Beat 4: Choice point
This is where you make all three options real. If the party fights, let terrain decide the fight. A ledge becomes a weapon. A dropped rock becomes cover. The choke point becomes a funnel the mercenaries cannot widen without exposing themselves. If the party escapes, keep it decisive. Retreat back into the outer corridors and trigger one remaining trap on purpose. Use a narrow maintenance crawlspace that armored mercenaries cannot follow quickly. Kick a loose shelf of stone to create a short rockslide that buys a minute. If the party bargains, let them pay with something that creates consequences. A copied page from the journal. A false fragment. A promise of a future exchange. If it works, it works because Cassian believes the machine behind him will reward speed more than perfection.
Beat 5: Proof of stakes
End with a message that feels like a door closing. If the party wins, let them find proof on Cassian. A sealed instruction letter. Payment tokens. A route note using the same keywords they heard in the city. A line that turns the stomach: “Retrieve the tablet. Preserve the aetherium. Leave no witnesses who can speak.”
If the party flees, let them look back once and see Cassian calmly marking direction on a slate. Not angry, not dramatic. Methodical. If they bargain, let them notice the private wax mark on his ring and understand the deal is being recorded and will be used. If you want a recurring antagonist, let Cassian survive. He becomes the party’s shadow. Not always present. Always possible.
Rewards and consequences
The party should keep the main artifact unless they choose otherwise. This is the campaign’s engine. They can still pay a cost for keeping it. Wounds. Lost gear. Time.
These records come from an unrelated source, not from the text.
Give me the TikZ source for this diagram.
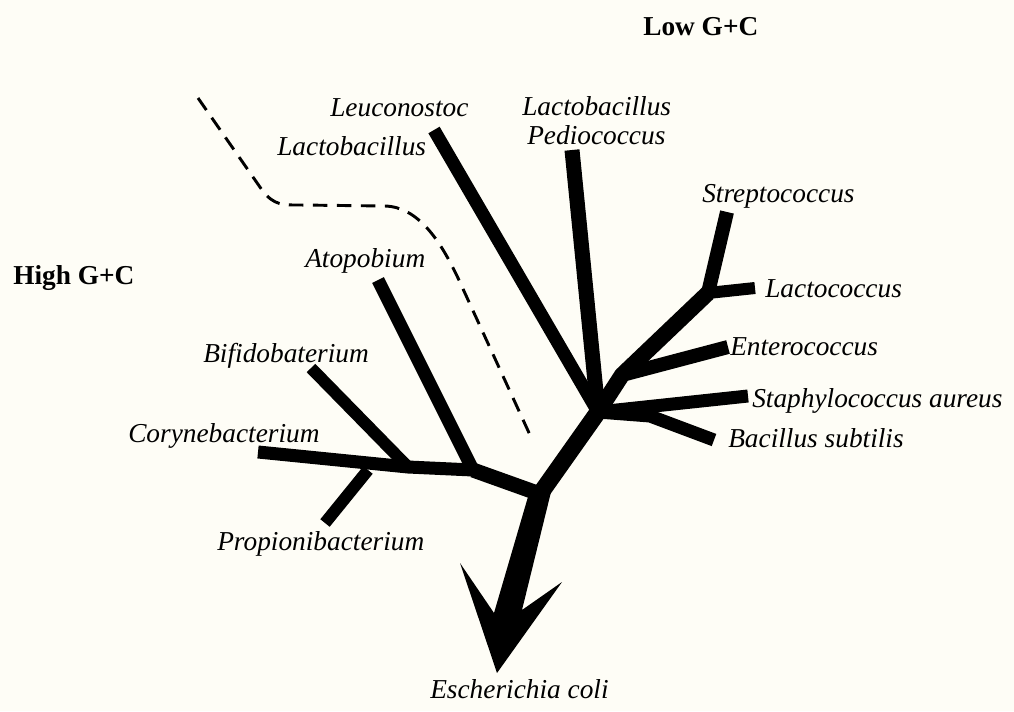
\documentclass[tikz,border=0pt]{standalone}
\usepackage{fontspec}
\setmainfont{Liberation Serif}
\definecolor{paper}{HTML}{FEFDF6}
\begin{document}
\begin{tikzpicture}[x=0.75pt,y=-0.75pt,
  br/.style={line width=#1*0.75pt, line cap=butt, line join=round},
  br/.default=13,
  lab/.style={anchor=base west, inner sep=0pt, font=\fontsize{20.5}{24}\selectfont\itshape},
  grp/.style={anchor=base west, inner sep=0pt, font=\fontsize{20.5}{24}\selectfont\bfseries},
  sep/.style={line width=2.2pt, dash pattern=on 11pt off 7pt}]
\fill[paper] (0,0) rectangle (1014,711);
\useasboundingbox (0,0) rectangle (1014,711);

% junctions
\coordinate (J0) at (540,494);
\coordinate (J1) at (598,412);
\coordinate (J2) at (622,375);
\coordinate (J3) at (708,293);
\coordinate (J4) at (473,470);
\coordinate (J5) at (408,467);
\coordinate (J6) at (368,470);
\coordinate (JB) at (650,416);
% tips
\coordinate (tLeu) at (434,130);
\coordinate (tPed) at (572,150);
\coordinate (tStr) at (727,212);
\coordinate (tLcc) at (755,288);
\coordinate (tEnt) at (728,347);
\coordinate (tSta) at (748,396);
\coordinate (tBac) at (714,440);
\coordinate (tAto) at (378,280);
\coordinate (tBif) at (311,368);
\coordinate (tCor) at (258,452);
\coordinate (tPro) at (325,523);

% low G+C
\draw[br=17] (J0) -- (J1);
\draw[br=13] (J1) -- (tLeu);
\draw[br=15] (J1) -- (tPed);
\draw[br=16] (J1) -- (J2) -- (J3);
\draw[br=14] (J3) -- (tStr);
\draw[br=12] (J3) -- (tLcc);
\draw[br=14] (J2) -- (tEnt);
\draw[br=13] (J1) -- (tSta);
\draw[br=13] (J1) -- (JB) -- (tBac);

% high G+C
\draw[br=15] (J0) -- (J4);
\draw[br=13] (J4) -- (tAto);
\draw[br=13] (J4) -- (J5) -- (tCor);
\draw[br=12] (J5) -- (tBif);
\draw[br=12] (J6) -- (tPro);

% arrow to E. coli
\coordinate (aL) at (530,490);
\coordinate (aR) at (551,492);
\coordinate (nL) at (494,613);
\coordinate (nR) at (522,610);
\coordinate (wL) at (460,563);
\coordinate (wR) at (562,582);
\coordinate (tip) at (497,673);
\fill[black] (aL) -- (nL) -- (wL) -- (tip) -- (wR) -- (nR) -- (aR) -- cycle;

% separator
\coordinate (s0) at (198,98);
\coordinate (s1) at (530,435);
\draw[sep] (s0) -- (262,190) .. controls (274,206) and (284,205) .. (300,205)
  -- (385,206) .. controls (418,207) and (440,240) .. (458,278) -- (s1);

% labels
\node[grp] (low) at (643,35) {Low G+C};
\node[grp] (high) at (13,284) {High G+C};
\node[lab] (leu) at (330,116) {Leuconostoc};
\node[lab] (lac1) at (277,155) {Lactobacillus};
\node[lab] (lac2) at (522,115) {Lactobacillus};
\node[lab] (ped) at (527,144) {Pediococcus};
\node[lab] (str) at (702,202) {Streptococcus};
\node[lab] (lcc) at (765,297) {Lactococcus};
\node[lab] (ent) at (730,355) {Enterococcus};
\node[lab] (sta) at (752,407) {Staphylococcus aureus};
\node[lab] (bac) at (728,447) {Bacillus subtilis};
\node[lab] (ato) at (305,267) {Atopobium};
\node[lab] (bif) at (203,362) {Bifidobaterium};
\node[lab] (cor) at (128,442) {Corynebacterium};
\node[lab] (pro) at (217,550) {Propionibacterium};
\node[lab] (eco) at (430,698) {Escherichia coli};
\end{tikzpicture}
\end{document}
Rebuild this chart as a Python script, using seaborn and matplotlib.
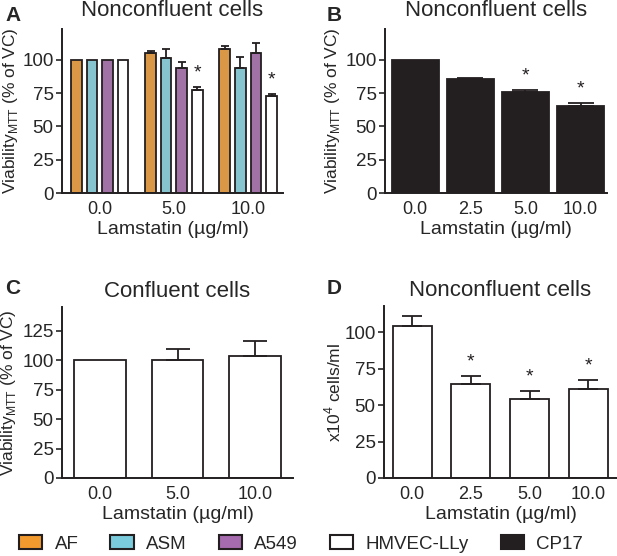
import pandas as pd
import matplotlib
matplotlib.use('Agg')
import matplotlib.pyplot as plt
from matplotlib.patches import Patch
import seaborn as sns

# Panel A: nonconfluent cells, four cell types
doses_a = ['0.0', '5.0', '10.0']
cell_types = ['AF', 'ASM', 'A549', 'HMVEC-LLy']
viab_a = {
    'AF': [100, 104.8, 108.2],
    'ASM': [100, 101.5, 94.0],
    'A549': [100, 93.8, 105.3],
    'HMVEC-LLy': [100, 77.5, 73.0],
}
err_a = {
    'AF': [0, 1.7, 2.0],
    'ASM': [0, 6.2, 8.2],
    'A549': [0, 4.7, 7.0],
    'HMVEC-LLy': [0, 2.0, 1.5],
}
sig_a = {'HMVEC-LLy': [False, True, True]}

# Panel B: CP17, nonconfluent
doses_b = ['0.0', '2.5', '5.0', '10.0']
viab_b = [100, 85.5, 75.8, 65.5]
err_b = [0, 0.7, 1.5, 2.2]
sig_b = [False, False, True, True]

# Panel C: confluent cells
doses_c = ['0.0', '5.0', '10.0']
viab_c = [100, 100, 103.8]
err_c = [0, 9.4, 12.7]

# Panel D: cell counts
doses_d = ['0.0', '2.5', '5.0', '10.0']
count_d = [104.6, 64.5, 54.5, 61.3]
err_d = [6.4, 5.7, 5.0, 6.2]
sig_d = [False, True, True, True]

colors = {'AF': '#F39A2E', 'ASM': '#7ACCDC', 'A549': '#A66AAE',
          'HMVEC-LLy': '#FFFFFF', 'CP17': '#231F20'}

sns.set_style('ticks')
plt.rcParams['font.family'] = ['Liberation Sans', 'DejaVu Sans']
plt.rcParams['mathtext.fontset'] = 'custom'
plt.rcParams['mathtext.rm'] = 'Liberation Sans'

fig = plt.figure(figsize=(6.17, 5.56), dpi=100)
W, H = 617, 556


def add_ax(l, t, r, b):
    return fig.add_axes([l / W, 1 - b / H, (r - l) / W, (b - t) / H])


def add_err(ax, bars, errs, cap_frac=0.5):
    for bar, e in zip(bars, errs):
        if e <= 0:
            continue
        x = bar.get_x() + bar.get_width() / 2
        # cap length in points, as a fraction of the drawn bar width
        x0 = ax.transData.transform((bar.get_x(), 0))[0]
        x1 = ax.transData.transform((bar.get_x() + bar.get_width(), 0))[0]
        cap = (x1 - x0) * cap_frac * 72 / fig.dpi
        ax.errorbar(x, bar.get_height(), yerr=[[0], [e]], fmt='none',
                    ecolor='#231F20', elinewidth=1.3, capsize=cap / 2,
                    capthick=1.3, zorder=1)


def add_star(ax, bars, errs, sig, fs):
    for bar, e, s in zip(bars, errs, sig):
        if s:
            x = bar.get_x() + bar.get_width() / 2
            ax.annotate('*', xy=(x, bar.get_height() + e), xytext=(0, 4),
                        textcoords='offset points', ha='center', va='bottom',
                        fontsize=fs, color='#231F20')


def style(ax, title, ylabel, ylim, xlim, pad, ylab_x):
    ax.set_title(title, fontsize=16, pad=pad, y=1.0)
    ax.set_xlabel('Lamstatin (µg/ml)', fontsize=14, labelpad=2)
    ax.set_ylabel(ylabel, fontsize=12.5)
    ax.yaxis.set_label_coords(ylab_x, 0.5)
    ax.set_ylim(*ylim)
    ax.set_xlim(*xlim)
    ax.tick_params(axis='y', labelsize=13.5, length=4, width=1.2, pad=2)
    ax.tick_params(axis='x', labelsize=13, length=0, pad=6)
    for side in ['top', 'right']:
        ax.spines[side].set_visible(False)
    for side in ['left', 'bottom']:
        ax.spines[side].set_linewidth(1.4)
        ax.spines[side].set_color('#231F20')


ylab = 'Viability$_{\\mathregular{MTT}}$ (% of VC)'

# A
ax = add_ax(62, 29, 283, 193)
df_a = pd.DataFrame([(d, c, viab_a[c][i]) for c in cell_types for i, d in enumerate(doses_a)],
                    columns=['dose', 'cell', 'value'])
sns.barplot(data=df_a, x='dose', y='value', hue='cell', hue_order=cell_types,
            palette=colors, errorbar=None, width=0.84, gap=0.32,
            edgecolor='#231F20', linewidth=1.3, legend=False, ax=ax)
style(ax, 'Nonconfluent cells', ylab, (0, 123), (-0.51, 2.47), 9.4, -0.19)
ax.set_yticks([0, 25, 50, 75, 100])
for cont, c in zip(ax.containers, cell_types):
    add_err(ax, cont, err_a[c], 0.7)
    add_star(ax, cont, err_a[c], sig_a.get(c, [False] * 3), 14)

# B
ax = add_ax(385, 29, 607, 193)
df_b = pd.DataFrame({'dose': doses_b, 'value': viab_b})
sns.barplot(data=df_b, x='dose', y='value', color=colors['CP17'], errorbar=None,
            width=0.85, edgecolor='#231F20', linewidth=1.3, saturation=1, ax=ax)
style(ax, 'Nonconfluent cells', ylab, (0, 123), (-0.55, 3.48), 9.4, -0.194)
ax.set_yticks([0, 25, 50, 75, 100])
add_err(ax, ax.containers[0], err_b, 0.55)
add_star(ax, ax.containers[0], err_b, sig_b, 14)

# C
ax = add_ax(62, 307, 293, 478)
df_c = pd.DataFrame({'dose': doses_c, 'value': viab_c})
sns.barplot(data=df_c, x='dose', y='value', color='white', errorbar=None,
            width=0.67, edgecolor='#231F20', linewidth=1.3, saturation=1, ax=ax)
style(ax, 'Confluent cells', ylab, (0, 145), (-0.49, 2.49), 7.2, -0.19)
ax.set_yticks([0, 25, 50, 75, 100, 125])
add_err(ax, ax.containers[0], err_c, 0.47)

# D
ax = add_ax(384, 306, 617, 478)
df_d = pd.DataFrame({'dose': doses_d, 'value': count_d})
sns.barplot(data=df_d, x='dose', y='value', color='white', errorbar=None,
            width=0.665, edgecolor='#231F20', linewidth=1.3, saturation=1, ax=ax)
style(ax, 'Nonconfluent cells', 'x10$^{\\mathregular{4}}$ cells/ml', (0, 118), (-0.48, 3.49), 7.2, -0.176)
ax.set_yticks([0, 25, 50, 75, 100])
add_err(ax, ax.containers[0], err_d, 0.5)
add_star(ax, ax.containers[0], err_d, sig_d, 14)

# panel letters
for lab, x, y in [('A', 5, 6), ('B', 327, 6), ('C', 5, 279), ('D', 327, 279)]:
    fig.text(x / W, 1 - y / H, lab, fontsize=15, fontweight='bold', va='top', ha='left')

# legend
handles = [Patch(facecolor=colors[k], edgecolor='#231F20', linewidth=1.5, label=k)
           for k in ['AF', 'ASM', 'A549', 'HMVEC-LLy', 'CP17']]
fig.legend(handles=handles, loc='center', bbox_to_anchor=(301 / W, 1 - 544 / H), ncol=5,
           frameon=False, fontsize=13.5, handlelength=1.25, handleheight=0.7,
           handletextpad=0.65, columnspacing=1.7, borderaxespad=0, borderpad=0)

fig.savefig('out.png', dpi=100)
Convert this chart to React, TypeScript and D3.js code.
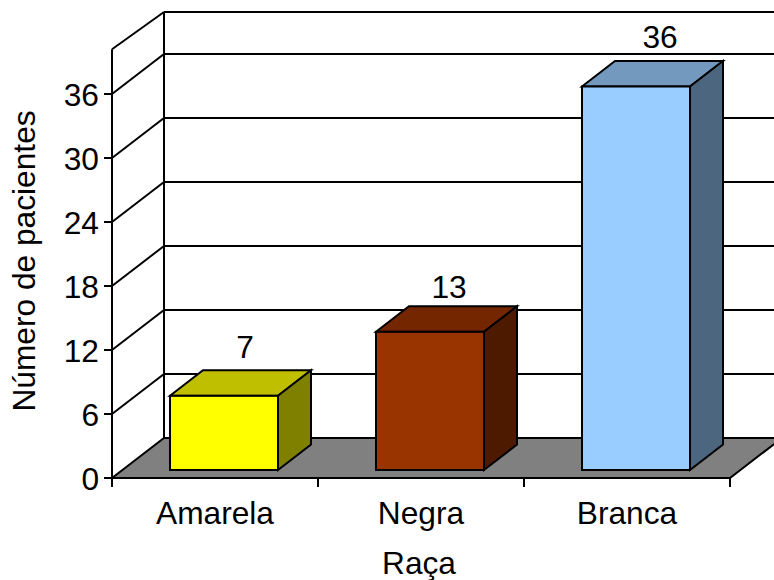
import React from "react";
import * as d3 from "d3";

const categories = ["Amarela", "Negra", "Branca"];
const patients = [7, 13, 36];
const yTicks = [0, 6, 12, 18, 24, 30, 36];
const faceColors = ["#FFFF00", "#993300", "#99CCFF"];
const topColors = ["#BFBF00", "#732600", "#7399BF"];
const sideColors = ["#808000", "#4D1A00", "#4D6680"];

const W = 774;
const H = 580;
const FONT = "'Liberation Sans', Arial, sans-serif";

// Oblique projection of the 3D chart box
const depthX = 52;
const depthY = 40;
const barDepthX = 33;
const barDepthY = 25.5;
const barInsetY = 7.5;
const barWidth = 108;
const labelSize = 31.7;

// Per-bar placement of the value labels above each bar top
const labelDx = [75, 73, 78];
const labelDy = [38, 33.5, 38.5];

const y = d3.scaleLinear().domain([0, 36]).range([478, 94]);
const x = d3.scaleBand().domain(categories).range([112, 730]);

const poly = (pts: number[][]) => pts.map((p) => p.join(",")).join(" ");

export default function App() {
  const y0 = y(0);
  const left = x.range()[0];
  const right = x.range()[1];
  const topFront = y(40.2);
  const topBack = 12;
  const stroke = { stroke: "#000", strokeWidth: 2, strokeLinejoin: "miter" as const };
  return (
    <svg
      width={W}
      height={H}
      viewBox={`0 0 ${W} ${H}`}
      style={{ position: "absolute", left: 0, top: 0, background: "#fff" }}
      fontFamily={FONT}
      fill="#000"
    >
      {/* floor */}
      <polygon
        points={poly([
          [left, y0],
          [left + depthX, y0 - depthY],
          [right + depthX, y0 - depthY],
          [right, y0],
        ])}
        fill="#808080"
        {...stroke}
      />
      {/* back wall gridlines and side wall slants */}
      {yTicks.slice(1).map((t) => (
        <g key={t}>
          <line x1={left} x2={left + depthX} y1={y(t)} y2={y(t) - depthY} {...stroke} />
          <line x1={left + depthX} x2={right + depthX} y1={y(t) - depthY} y2={y(t) - depthY} {...stroke} />
        </g>
      ))}
      <line x1={left} x2={left + depthX} y1={topFront} y2={topBack} {...stroke} />
      <line x1={left + depthX} x2={right + depthX} y1={topBack} y2={topBack} {...stroke} />
      <line x1={left + depthX} x2={left + depthX} y1={topBack} y2={y0 - depthY} {...stroke} />
      {/* value axis */}
      <line x1={left} x2={left} y1={topFront} y2={y0} {...stroke} />
      {yTicks.map((t) => (
        <g key={t}>
          <line x1={left - 8} x2={left} y1={y(t)} y2={y(t)} {...stroke} />
          <text x={left - 13} y={y(t) + 11.5} textAnchor="end" fontSize={labelSize}>
            {t}
          </text>
        </g>
      ))}
      {/* category axis */}
      <line x1={left} x2={right} y1={y0} y2={y0} {...stroke} />
      {[...categories.map((c) => x(c)!), right].map((px) => (
        <line key={px} x1={px} x2={px} y1={y0} y2={y0 + 9} {...stroke} />
      ))}
      {categories.map((c) => (
        <text key={c} x={x(c)! + x.bandwidth() / 2} y={524} textAnchor="middle" fontSize={labelSize}>
          {c}
        </text>
      ))}
      {/* bars */}
      {categories.map((c, i) => {
        const v = patients[i];
        const bx = x(c)! + (x.bandwidth() - barWidth) / 2 + 9;
        const bb = y(0) - 8;
        const bt = y(v) - barInsetY;
        const br = bx + barWidth;
        return (
          <g key={c}>
            <polygon
              points={poly([
                [bx, bt],
                [bx + barDepthX, bt - barDepthY],
                [br + barDepthX, bt - barDepthY],
                [br, bt],
              ])}
              fill={topColors[i]}
              {...stroke}
            />
            <polygon
              points={poly([
                [br, bt],
                [br + barDepthX, bt - barDepthY],
                [br + barDepthX, bb - barDepthY],
                [br, bb],
              ])}
              fill={sideColors[i]}
              {...stroke}
            />
            <rect x={bx} y={bt} width={barWidth} height={bb - bt} fill={faceColors[i]} {...stroke} />
            <text x={bx + labelDx[i]} y={bt - labelDy[i]} textAnchor="middle" fontSize={labelSize}>
              {v}
            </text>
          </g>
        );
      })}
      <text x={419} y={574} textAnchor="middle" fontSize={labelSize}>
        Raça
      </text>
      <text transform="translate(35,261) rotate(-90)" textAnchor="middle" fontSize={labelSize}>
        Número de pacientes
      </text>
    </svg>
  );
}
A compromised route. If they lose an item, do not end the story. Make it a reversal. Now they have to retrieve it from a safehouse, intercept a caravan, or strike a deal with the mage order. Loss becomes a new hook.
Ending
End on motion and clarity, not cleanup. The mountain behind them holds the ruin in silence again, but the silence is different now. It isn’t forgotten. It has been touched, and that means it has been noticed. They hold something crucial, and the world has started to act like it.